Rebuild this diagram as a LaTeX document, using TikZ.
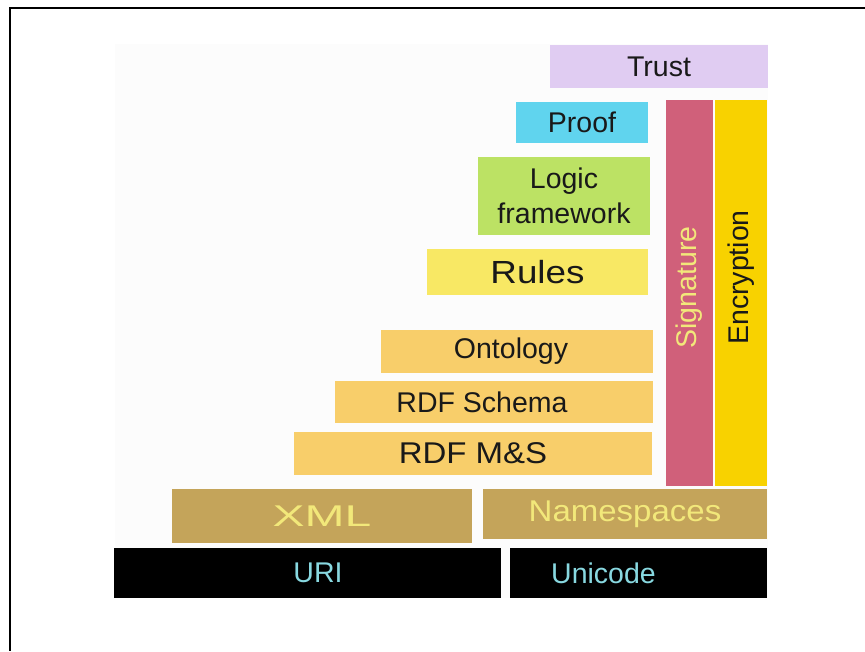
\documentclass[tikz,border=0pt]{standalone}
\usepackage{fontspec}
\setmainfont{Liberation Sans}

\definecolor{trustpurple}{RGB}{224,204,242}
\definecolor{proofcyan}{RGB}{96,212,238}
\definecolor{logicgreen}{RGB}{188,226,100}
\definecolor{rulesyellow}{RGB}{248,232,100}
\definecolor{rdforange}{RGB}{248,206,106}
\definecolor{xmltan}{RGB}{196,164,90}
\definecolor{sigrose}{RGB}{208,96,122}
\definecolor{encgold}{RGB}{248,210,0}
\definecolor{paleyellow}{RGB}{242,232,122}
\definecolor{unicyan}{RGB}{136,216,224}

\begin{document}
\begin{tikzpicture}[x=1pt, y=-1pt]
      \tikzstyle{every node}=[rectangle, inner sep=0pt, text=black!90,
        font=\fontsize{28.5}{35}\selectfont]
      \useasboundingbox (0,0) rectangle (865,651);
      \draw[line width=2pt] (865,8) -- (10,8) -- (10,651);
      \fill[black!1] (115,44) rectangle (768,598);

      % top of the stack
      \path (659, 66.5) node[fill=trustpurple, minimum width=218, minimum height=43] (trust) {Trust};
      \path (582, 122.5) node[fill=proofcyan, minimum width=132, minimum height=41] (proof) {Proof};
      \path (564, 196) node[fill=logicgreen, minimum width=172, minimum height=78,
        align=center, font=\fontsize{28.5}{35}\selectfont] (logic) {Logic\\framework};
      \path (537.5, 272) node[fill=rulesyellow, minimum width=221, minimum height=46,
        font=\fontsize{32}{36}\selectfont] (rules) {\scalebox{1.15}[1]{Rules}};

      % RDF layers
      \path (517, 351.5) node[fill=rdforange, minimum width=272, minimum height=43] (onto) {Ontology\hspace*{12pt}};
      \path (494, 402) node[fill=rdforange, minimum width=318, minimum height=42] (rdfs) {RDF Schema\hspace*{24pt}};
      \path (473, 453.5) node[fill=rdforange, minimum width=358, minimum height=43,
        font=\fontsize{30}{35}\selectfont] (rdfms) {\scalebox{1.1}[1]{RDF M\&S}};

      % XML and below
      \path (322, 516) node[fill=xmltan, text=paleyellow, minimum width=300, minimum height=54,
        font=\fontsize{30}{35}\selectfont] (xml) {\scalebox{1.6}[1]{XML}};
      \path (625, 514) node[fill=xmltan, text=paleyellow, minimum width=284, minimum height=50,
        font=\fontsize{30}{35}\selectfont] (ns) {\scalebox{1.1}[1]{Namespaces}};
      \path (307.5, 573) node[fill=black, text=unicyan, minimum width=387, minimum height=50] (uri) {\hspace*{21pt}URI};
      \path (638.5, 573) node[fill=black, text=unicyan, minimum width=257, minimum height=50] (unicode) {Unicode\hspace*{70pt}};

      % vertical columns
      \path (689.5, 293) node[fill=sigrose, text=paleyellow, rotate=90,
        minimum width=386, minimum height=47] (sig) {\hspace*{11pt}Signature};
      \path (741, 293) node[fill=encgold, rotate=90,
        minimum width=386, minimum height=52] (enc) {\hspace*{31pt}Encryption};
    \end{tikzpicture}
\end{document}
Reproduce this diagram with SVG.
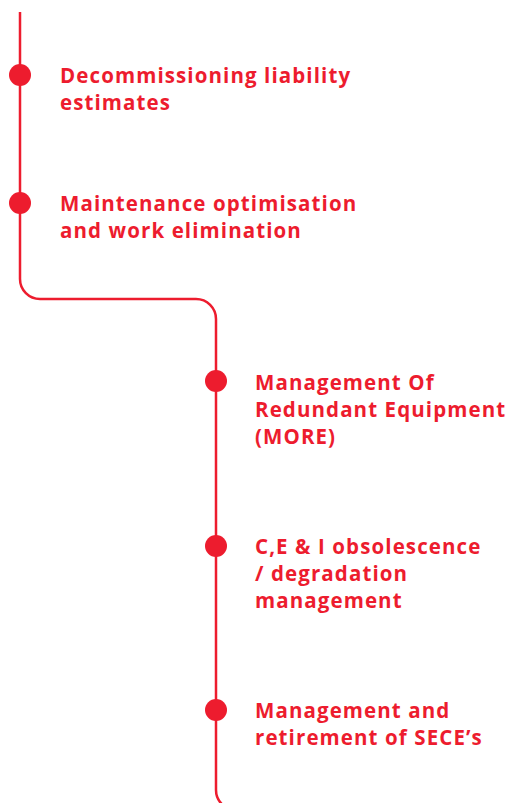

+===+

## What you will do
Take the material above from its first line through the line holding "(115,44) rectangle (768,598);" and set it down exactly, without the pictures.

## In response
Rebuild this diagram as a LaTeX document, using TikZ.
\documentclass[tikz,border=0pt]{standalone}
\usepackage{fontspec}
\setmainfont{Liberation Sans}

\definecolor{trustpurple}{RGB}{224,204,242}
\definecolor{proofcyan}{RGB}{96,212,238}
\definecolor{logicgreen}{RGB}{188,226,100}
\definecolor{rulesyellow}{RGB}{248,232,100}
\definecolor{rdforange}{RGB}{248,206,106}
\definecolor{xmltan}{RGB}{196,164,90}
\definecolor{sigrose}{RGB}{208,96,122}
\definecolor{encgold}{RGB}{248,210,0}
\definecolor{paleyellow}{RGB}{242,232,122}
\definecolor{unicyan}{RGB}{136,216,224}

\begin{document}
\begin{tikzpicture}[x=1pt, y=-1pt]
      \tikzstyle{every node}=[rectangle, inner sep=0pt, text=black!90,
        font=\fontsize{28.5}{35}\selectfont]
      \useasboundingbox (0,0) rectangle (865,651);
      \draw[line width=2pt] (865,8) -- (10,8) -- (10,651);
      \fill[black!1] (115,44) rectangle (768,598);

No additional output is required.